Doch Kohler lehnte sich entspannt zurück und sagte: "Trainer, in so einer Situation muss man ganz ruhig bleiben!" Und Udo Lattek, der alte Fuchs, hielt nur für einen Moment inne und meinte dann: "Ganz genau. Ganz ruhig bleibt man. Und so müsst ihr heute spielen. Mit viel Ruhe und Augenmaß, dann haut das schon hin!"

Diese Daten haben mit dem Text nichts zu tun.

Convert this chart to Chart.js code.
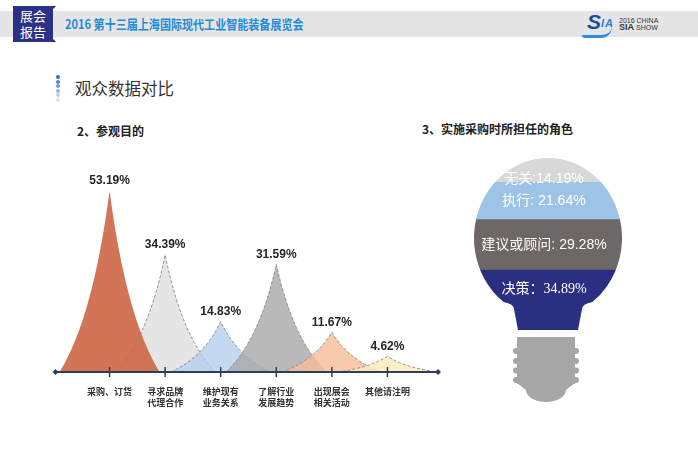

Ein Jahr später war dann Schluss in Dortmund. Im Mai 2002 hängte Jürgen Kohler seine Schuhe an den berühmten Nagel. Der "Fußballgott" ging nach 398 Bundesligaspielen, und der "kicker" titelte ihm zu Ehren schon vor der Partie am 8. Mai 2002 im Rotterdamer Stadion De Kuip voller Pathos: "Die letzte Grätsche!" Doch da wusste noch niemand, wie tragisch die Karriere des Jürgen Kohler tatsächlich enden sollte - an diesem finalen Abend beim Endspiel des UEFA-Pokals zwischen Feyenoord Rotterdam und Borussia Dortmund.

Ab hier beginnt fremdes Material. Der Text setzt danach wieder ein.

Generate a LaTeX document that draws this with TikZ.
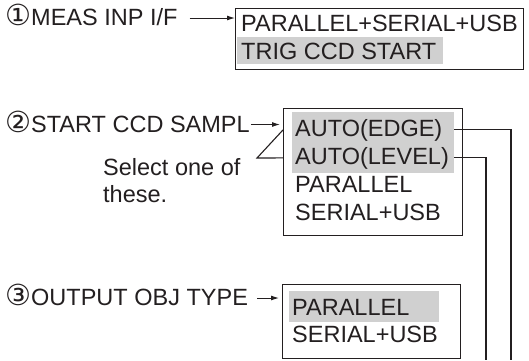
\documentclass[tikz,border=0pt]{standalone}
\usepackage{fontspec}
\setmainfont{Liberation Sans}
\newfontfamily\circfont{DejaVu Sans}
\usetikzlibrary{arrows.meta}
\definecolor{ink}{RGB}{35,31,32}
\definecolor{hlgray}{RGB}{208,208,208}

\begin{document}
\begin{tikzpicture}[
  x=1pt, y=-1pt,
  font=\fontsize{23.5}{27.5}\selectfont, text=ink,
  menu/.style={rectangle, draw=ink, line width=1.2pt, anchor=north west, inner sep=0pt},
  item/.style={anchor=base west, inner sep=0pt},
  lbl/.style={anchor=base west, inner sep=0pt, text height=17pt, text depth=2pt},
  hl/.style={rectangle, fill=hlgray, anchor=north west, inner sep=0pt},
  arr/.style={-{Latex[length=8pt, width=5pt]}, draw=ink, line width=1pt},
  wire/.style={draw=ink, line width=1.1pt}
]
\useasboundingbox (0,0) rectangle (529,360);
% highlighted (default) settings
\node[hl, minimum width=206pt, minimum height=27pt] (trighl) at (237,37) {};
\node[hl, minimum width=162pt, minimum height=61pt] (autohl) at (292,112) {};
\node[hl, minimum width=150pt, minimum height=31pt] (parhl) at (289,291) {};
% menu boxes
\node[menu, minimum width=288pt, minimum height=61.5pt] (ifbox) at (235,7.5) {};
\node[menu, minimum width=179pt, minimum height=127pt] (startbox) at (283,108) {};
\node[menu, minimum width=178pt, minimum height=74pt] (objbox) at (282,284) {};
\node[item] (ifall) at (241,31) {PARALLEL+SERIAL+USB};
\node[item] (iftrig) at (241,59) {TRIG CCD START};
\node[item] (edge) at (295,136) {AUTO(EDGE)};
\node[item] (level) at (295,164) {AUTO(LEVEL)};
\node[item] (stpar) at (295,192) {PARALLEL};
\node[item] (stser) at (295,220) {SERIAL+USB};
\node[item] (objpar) at (292,315) {PARALLEL};
\node[item] (objser) at (292,342) {SERIAL+USB};
% menu titles
\node[lbl] (meas) at (5,25.5) {{\circfont\fontsize{29}{29}\selectfont ①}MEAS INP I/F};
\node[lbl] (ccd) at (5,132) {{\circfont\fontsize{29}{29}\selectfont ②}START CCD SAMPL};
\node[lbl] (obj) at (5,305.5) {{\circfont\fontsize{29}{29}\selectfont ③}OUTPUT OBJ TYPE};
\node[item, align=left] (selnote) at (103,202.5) {Select one of\\these.};
\draw[arr, shorten <=12pt] (meas.east) -- (meas.east -| ifbox.west);
\draw[arr, shorten <=1pt, shorten >=3pt] (ccd.east) -- (ccd.east -| startbox.west);
\draw[arr, shorten <=9pt, shorten >=3pt] (obj.east) -- (obj.east -| objbox.west);
% callout
\coordinate (selpt) at (257,158);
\draw[wire] (startbox.west |- edge) -- (selpt) -- (startbox.west |- level);
\coordinate (edgeend) at (511,360);
\coordinate (levelend) at (486,360);
\draw[wire] (autohl.east |- edge) -| (edgeend);
\draw[wire] (autohl.east |- level) -| (levelend);
\end{tikzpicture}
\end{document}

"Ein Fußballgott nahm Abschied"

Beim Stand von 0:0 war dem "Vorstopper der Nation" ("FAZ") an diesem Abend die Kugel über den Spann gerutscht - und rollte nun in Richtung Jens Lehmann zum Tor des BVB. Der Däne in Diensten von Feyenoord, Jon Dahl Tomasson, schaltete blitzschnell und jagte dem Ball hinterher. Jürgen Kohler natürlich auch, aber in dieser Situation machte sich sein fortgeschrittenes Alter bemerkbar. Der 36-jährige Dortmunder Verteidiger wusste sich im Strafraum nur mit einer Grätsche zu helfen. Wie so viele Male zuvor in seiner Karriere. Doch diesmal traf Kohler dabei alles - aber leider nicht den Ball. Schiedsrichter Vítor Melo Pereira aus Portugal hatte gar keine andere Wahl, als auf Elfmeter für Rotterdam zu entscheiden - und nur einige Sekunden später dem Mann vom BVB auch die Rote Karte zu zeigen.

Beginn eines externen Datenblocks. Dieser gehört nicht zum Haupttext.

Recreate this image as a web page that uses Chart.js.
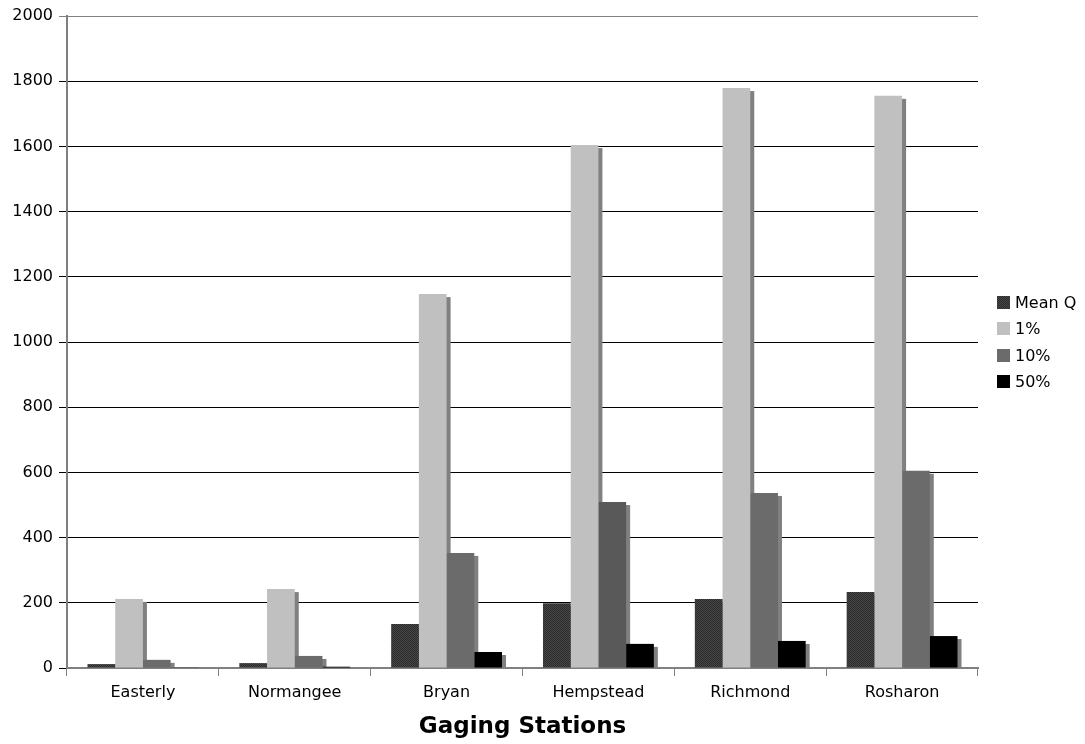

Später sollte der Präsident der Borussia, Gerd Niebaum, sagen: "Der Schiedsrichter hätte bedenken können, dass ein Fußballgott Abschied nimmt. Das haben wir vergessen, ihm zu sagen." Und so endete die Karriere des legendären Abwehrrecken fast schon standesgemäß. Eine letzte Grätsche zum Schluss einer großartigen Laufbahn. Heute feiert der "Fußballgott" seinen 60. Geburtstag. Alles Gute und Glück auf, lieber Jürgen Kohler!